NBC has announced its fall schedule for the 2011-12 season, and while there are some interesting new contenders in the lineup, a few high profile pilots will never see the light of day. The network is debuting six new dramas and six new comedies from such notables as Steven Spielberg, Lorne Michaels, Brian Grazer, Tom Werner, John Grisham and Peter Berg.
The network made news last week with its decision to kill David E. Kelley’s Wonder Woman, but today also comes news that Ronald D. Moore’s (Battlestar Galactica, Star Trek) 17th Precinct failed to make the cut; perhaps surprising given the series high concept idea, Moore’s pedigree…and a sizeable number of Galactica veterans in the cast. To our knowledge, this marks Moore’s first network pitch of an original series concept, and coincidentally, his first rejection. Previous projects to which he’s been attached as a writer/producer have all been either established properties, or based on established properties.
Also rejected by the network were A Mann’s World, Brave New World, Family Practice, I Hate That I Love You, Lovelives, Metro, My Life As An Experiment and Reconstruction.
Meanwhile, the peacock has cancelled The Event, Outsourced and Law and Order: Los Angeles. There have been rumors of The Event moving to another network, but it seems unlikely. If you’re a fan of the series, the last episode of its first season will air May 23.
At the same time, NBC has confirmed several new dramatic series, a few of which may catch your eye:
Awake: This sci-fi drama — previously titled REM — is being compared to Christopher Nolan’s Inception. Jason Isaacs (Harry Potter) stars as a policeman who wakes up in two alternate universes at the same time. Kyle Killen (Lone Star) wrote the pilot.
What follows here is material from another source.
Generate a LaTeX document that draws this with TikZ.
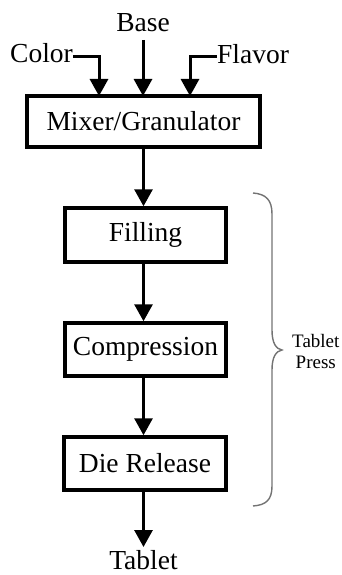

Playboy Club: Set in the 1960s in the iconic magazine’s first nightclub, this skein from Academy Award-winning executive producer Brian Grazer is the network’s answer to Mad Men. It’s the early ‘60s, and the legendary Playboy Club in Chicago is the door to all of your fantasies — and the key is the most sought-after status symbol of its kind. Inside the seductive world of the bunny, the epitome of beauty and service, the clientele rubs shoulders with the decade’s biggest mobsters, politicos and entertainers. Nick Dalton (CSI: Miami) is one of the city’s top attorneys and the ultimate playboy, rubbing elbows with everyone in the city’s power structure. With mysterious ties to the mob, Nick comes to the aid of Maureen (Amber Heard), the stunning and innocent new bunny who accidentally kills the leader of the Bianchi crime family. Tru Calling‘s Chad Hodge is initially aboard as a writer.
Grimm: The first of several new supernatural police procedurals to get a season order, Grimm follows a group of policemen who investigate fantastical crimes and happenings inspired by the dark brothers’ fairy tails. David Giuntoli, Silas Weir Mitchell (Prison Break), Sasha Roiz (Caprica) star. (It’s possible that NBC may have seen 17th Precinct as too close in tone to Grimm.)
Prime Suspect: Yet another UK import gets an Americanized version, this time a crime procedural (we definitely don’t have enough of those on television). Chief players in this series are Brian O’Byrne (FlashForward) and Maria Bello (Grown Ups). It will remain to be seen if the US version can replicate the high tension of its UK progenitor. Peter Berg is aboard as a director.
The Firm: Based on the blockbuster feature film and best-selling novel by world-renowned author John Grisham (“The Pelican Brief”, “The Client”), The Firm continues the story of attorney Mitchell McDeere and his family 10 years after the events of the film and novel. Grisham will be aboard as an executive producer.
Smash: What happens when Steven Spielberg decides to producer a Glee-like show? Smash, of course. Debra Messing stars in a series that sets its singing and dancing against the neon lights of Broadway.